So far, the brinkmanship-isms since his tenure as president meant the need for creating ‘manufactured crises’. The danger is that a singular individuals self-interested foreign policy has led recent contradictions of mixed messages and backpaddling, leaves allies and foes confused.
An example of a disturbing area centers around what outgoing President Obama called the incoming president’s “biggest challenge”, North Korea. For Trump, getting a deal to end the war, of course would mean getting the prize. Thus far the flaws in any personal goal fulfilment deal is that the DPRK gains a favorable outcome. Thus far Kim Jung Un has gained quite a lot in terms of legitimacy, and global recognition, but little else. Recent missile tests (four in two weeks) don’t seem to bother the president and may in fact be what he wants as he positions himself to be the peacemaker.
While simplistic explanations for US foreign policy might seem to be hubris, or pedantry, except that it is through contextualizing the actions of the president that things start to make at least some semblance of sense. Therefore, it is not a hard leap to see how the goal of a prize can shape the actions of the current administration’s “doctrine”. However, this may change with the nomination announced twice-once for his Israel-UAE normalization, and again for Serbia-Kosovo. The October 9th announcement will lead to the December 10th awards ceremony when it is bestowed. If awarded there may be less intensity in the way that foreign policy is pursued-which should create a less volatile world.
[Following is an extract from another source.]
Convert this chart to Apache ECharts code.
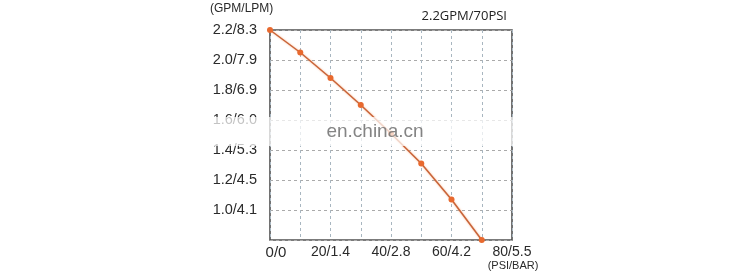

This is critical, because during the last G20 meeting, before COVID-19 last year in Japan, it is unfortunate that the 45th POTUS did not take the time to head south of the Kansai area to visit to the war museums of Hiroshima and Nagasaki. The latter holds the actual diploma and replica of the 1995 medal and original certificate awarded to the Pugwash Conferences on Science and World Affairs along with Joseph Rotblat. While the horrors displayed in the museum of what “Fire and fury”, or “Destruction like the world has never seen before” may or not register on the notoriously distracted president the bright symbolic relics might.
To quote the display in Nagasaki nuclear museum: “the peace symbols are designed to show that dialogue across divides can help build a more peaceful and less dangerous world”. With last week’s nominations, there are two thoughts that come to mind. One the one hand, Alfred Nobel would no doubt be horrified at the spectacle taking place with the irony of potentially devastating wars being started because of a desire by an individual’s quest for the coveted prize he established. On the other, if the solution is to have a lot more ordered and peaceful world by giving him his target: just give him the damn symbols.